The Assassin

Da allora, Yinniang dimora nella foresta. Come una fenice.

La Miglior Regia del Festival di Cannes 2015 è giunta finalmente nelle sale italiane grazie alla lungimiranza di Movies Inspired...ed è un diamante!

Il regista di Taiwan Hou Hsiao-Hsien ha fatto un lavoro incredibile che fa pensare alla visione ispirata di un Akira Kurosawa donna. The Assassin è, infatti, allo stesso tempo, sontuoso ed essenziale, connotato da paesaggi fiabeschi ed un lavoro di camera pregevole che impedisce allo spettatore di staccare gli occhi dallo schermo, nonostante l’immane lentezza glaciale tipica di un certo cinema asiatico di genere storico.

Trattasi, infatti, della trasposizione cinematografica (un lavoro lungo e complesso dal punto di vista produttivo) della storia (romantica e tormentata) della “divenuta assassina suo malgrado” Nie Yinniang, bellissima e letale guerriera vissuta in Cina nel IX Secolo che deve compiere una vendetta perpetuata dal suo maestro, una monaca che l’ha cresciuta da quando aveva dieci anni.
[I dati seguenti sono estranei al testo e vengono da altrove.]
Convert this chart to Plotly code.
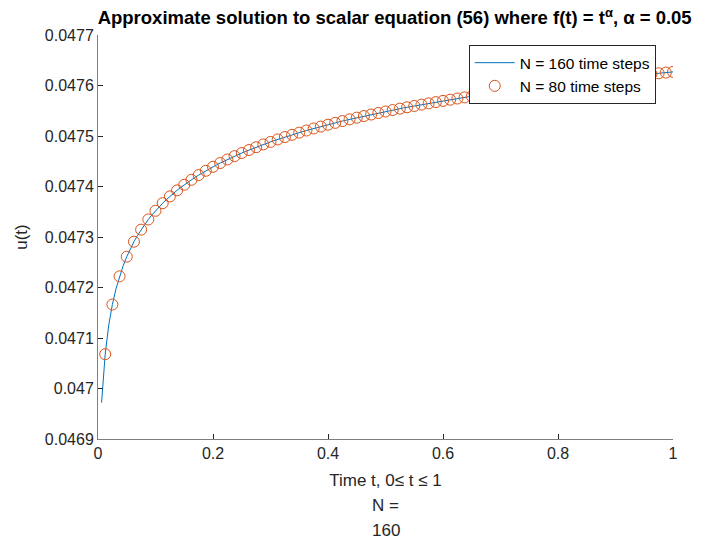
import plotly.graph_objects as go

# N = 80 time steps (circles), t = k/80, k = 1..80
t80 = [k / 80 for k in range(1, 81)]
u80 = [
    0.0470680, 0.0471663, 0.0472221, 0.0472610, 0.0472907, 0.0473146, 0.0473347, 0.0473519,
    0.0473670, 0.0473804, 0.0473924, 0.0474034, 0.0474133, 0.0474226, 0.0474311, 0.0474390,
    0.0474465, 0.0474535, 0.0474601, 0.0474663, 0.0474722, 0.0474778, 0.0474833, 0.0474883,
    0.0474932, 0.0474979, 0.0475024, 0.0475067, 0.0475109, 0.0475149, 0.0475187, 0.0475224,
    0.0475260, 0.0475296, 0.0475329, 0.0475363, 0.0475395, 0.0475425, 0.0475456, 0.0475485,
    0.0475514, 0.0475542, 0.0475569, 0.0475595, 0.0475621, 0.0475646, 0.0475671, 0.0475695,
    0.0475719, 0.0475742, 0.0475764, 0.0475787, 0.0475808, 0.0475830, 0.0475851, 0.0475871,
    0.0475891, 0.0475911, 0.0475930, 0.0475949, 0.0475967, 0.0475985, 0.0476004, 0.0476021,
    0.0476039, 0.0476056, 0.0476073, 0.0476089, 0.0476106, 0.0476121, 0.0476137, 0.0476154,
    0.0476169, 0.0476184, 0.0476199, 0.0476213, 0.0476228, 0.0476242, 0.0476256, 0.0476270,
]

# N = 160 time steps (line), t = j/160, j = 1..160
t160 = [j / 160 for j in range(1, 161)]
u160 = [
    0.0469720, 0.0470680, 0.0471260, 0.0471663, 0.0471973, 0.0472221, 0.0472431, 0.0472610,
    0.0472768, 0.0472907, 0.0473032, 0.0473146, 0.0473251, 0.0473347, 0.0473436, 0.0473519,
    0.0473596, 0.0473670, 0.0473738, 0.0473804, 0.0473865, 0.0473924, 0.0473980, 0.0474034,
    0.0474085, 0.0474133, 0.0474181, 0.0474226, 0.0474269, 0.0474311, 0.0474351, 0.0474390,
    0.0474428, 0.0474465, 0.0474500, 0.0474535, 0.0474568, 0.0474601, 0.0474632, 0.0474663,
    0.0474693, 0.0474722, 0.0474750, 0.0474778, 0.0474806, 0.0474833, 0.0474858, 0.0474883,
    0.0474908, 0.0474932, 0.0474956, 0.0474979, 0.0475002, 0.0475024, 0.0475046, 0.0475067,
    0.0475088, 0.0475109, 0.0475129, 0.0475149, 0.0475168, 0.0475187, 0.0475206, 0.0475224,
    0.0475242, 0.0475260, 0.0475278, 0.0475296, 0.0475313, 0.0475329, 0.0475346, 0.0475363,
    0.0475379, 0.0475395, 0.0475410, 0.0475425, 0.0475441, 0.0475456, 0.0475471, 0.0475485,
    0.0475500, 0.0475514, 0.0475528, 0.0475542, 0.0475556, 0.0475569, 0.0475582, 0.0475595,
    0.0475608, 0.0475621, 0.0475634, 0.0475646, 0.0475659, 0.0475671, 0.0475683, 0.0475695,
    0.0475707, 0.0475719, 0.0475731, 0.0475742, 0.0475753, 0.0475764, 0.0475776, 0.0475787,
    0.0475798, 0.0475808, 0.0475819, 0.0475830, 0.0475841, 0.0475851, 0.0475861, 0.0475871,
    0.0475881, 0.0475891, 0.0475901, 0.0475911, 0.0475921, 0.0475930, 0.0475940, 0.0475949,
    0.0475958, 0.0475967, 0.0475976, 0.0475985, 0.0475995, 0.0476004, 0.0476013, 0.0476021,
    0.0476030, 0.0476039, 0.0476048, 0.0476056, 0.0476065, 0.0476073, 0.0476081, 0.0476089,
    0.0476098, 0.0476106, 0.0476114, 0.0476121, 0.0476129, 0.0476137, 0.0476146, 0.0476154,
    0.0476162, 0.0476169, 0.0476177, 0.0476184, 0.0476192, 0.0476199, 0.0476206, 0.0476213,
    0.0476221, 0.0476228, 0.0476235, 0.0476242, 0.0476249, 0.0476256, 0.0476263, 0.0476270,
]

x_ticks = [0, 0.2, 0.4, 0.6, 0.8, 1]
x_ticklabels = ["0", "0.2", "0.4", "0.6", "0.8", "1"]
y_ticks = [0.0469, 0.0470, 0.0471, 0.0472, 0.0473, 0.0474, 0.0475, 0.0476, 0.0477]
y_ticklabels = ["0.0469", "0.047", "0.0471", "0.0472", "0.0473", "0.0474", "0.0475", "0.0476", "0.0477"]

FONT = "Liberation Sans, Arial, Helvetica, sans-serif"
AX = "#262626"

fig = go.Figure()
fig.add_trace(go.Scatter(
    x=t160, y=u160, mode="lines", name="N = 160 time steps",
    line=dict(color="#0072BD", width=1),
))
fig.add_trace(go.Scatter(
    x=t80, y=u80, mode="markers", name="N = 80 time steps",
    marker=dict(symbol="circle-open", size=11, color="#D95319", line=dict(width=1)),
))

axis_common = dict(
    showgrid=False, zeroline=False, showline=True, linecolor="#7f7f7f", linewidth=1,
    ticks="inside", ticklen=5, tickcolor=AX, tickwidth=1,
    tickfont=dict(family=FONT, size=16, color=AX),
    mirror=False,
)

fig.update_layout(
    width=701, height=546,
    margin=dict(l=98, r=28, t=35, b=107),
    paper_bgcolor="white", plot_bgcolor="white",
    title=dict(
        text="<b>Approximate solution to scalar equation (56) where f(t) = t<sup>α</sup>, α = 0.05</b>",
        font=dict(family=FONT, size=18.5, color="black"),
        x=0.563, xanchor="center", y=0.967, yanchor="middle",
    ),
    xaxis=dict(
        range=[0, 1], tickvals=x_ticks, ticktext=x_ticklabels,
        title=dict(text="Time t, 0≤ t ≤ 1", font=dict(family=FONT, size=17, color=AX), standoff=12),
        **axis_common,
    ),
    yaxis=dict(
        range=[0.0469, 0.0477], tickvals=y_ticks, ticktext=y_ticklabels,
        title=dict(text="u(t)", font=dict(family=FONT, size=17, color=AX), standoff=12),
        **axis_common,
    ),
    legend=dict(
        x=0.97, y=0.975, xanchor="right", yanchor="top",
        bgcolor="white", bordercolor="#262626", borderwidth=1,
        font=dict(family=FONT, size=15.5, color="black"),
        tracegroupgap=0, itemwidth=40,
    ),
    showlegend=True,
)

fig.add_annotation(text="N =", xref="paper", yref="paper", x=0.5, y=-0.165,
                   showarrow=False, yanchor="middle",
                   font=dict(family=FONT, size=17, color=AX))
fig.add_annotation(text="160", xref="paper", yref="paper", x=0.5, y=-0.227,
                   showarrow=False, yanchor="middle",
                   font=dict(family=FONT, size=17, color=AX))

fig.write_html("out.html")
Candidato agli Oscar come Miglior Film Straniero per Taiwan, si tratta di una coproduzione Taiwan-Cina-Hong Kong che rispetta tutti i canoni del genere e ci regala un’iconografia talmente meticolosa e perfetta da farci sentire parte della corte e dei suoi dignitari. Non stupisce che la giuria di Cannes 2015 gli abbia tributato l’ambito riconoscimento!

Spiazzano quasi, le parole del regista riferite ai problemi di budget ed alla maestosità delle location (il film è stato girato in Cina, nella provincia di Hubei e nel Nord-Est ma anche nelle regioni interne della Mongolia). È proprio lui, infatti, a rivelarci di essersi sentito letteralmente spazzato via dalla bellezza delle foreste e dei laghi: “Era come essere trasportati in un dipinto cinese classico. [...]"Non ho girato un film in 6-7 anni. È veramente un nuovo mondo per me perché il mercato, oggi, è così grande a causa della Cina. Anche la scala è, quindi, aumentata e ciò rende ogni dettaglio differente. Debbo, quindi, adattarmi anch’io”.

Sembrerebbero i timori, le parole di un novellino ma dopo 10’ di visione, vi rendete conto che si tratta soltanto di perfezionismo. La regia è ferrea e godibilissima, nonostante l’enorme distanza geografica, culturale e temporale che ci separa dalle vicende narrate.

Menzione speciale per la divina Shu Qi e per il suo mancato sposo, il figlio d’arte Chang Chen che ci regalano la scena di combattimento notturno più romantica degli ultimi trent’anni.

Una visione semplicemente imperdibile.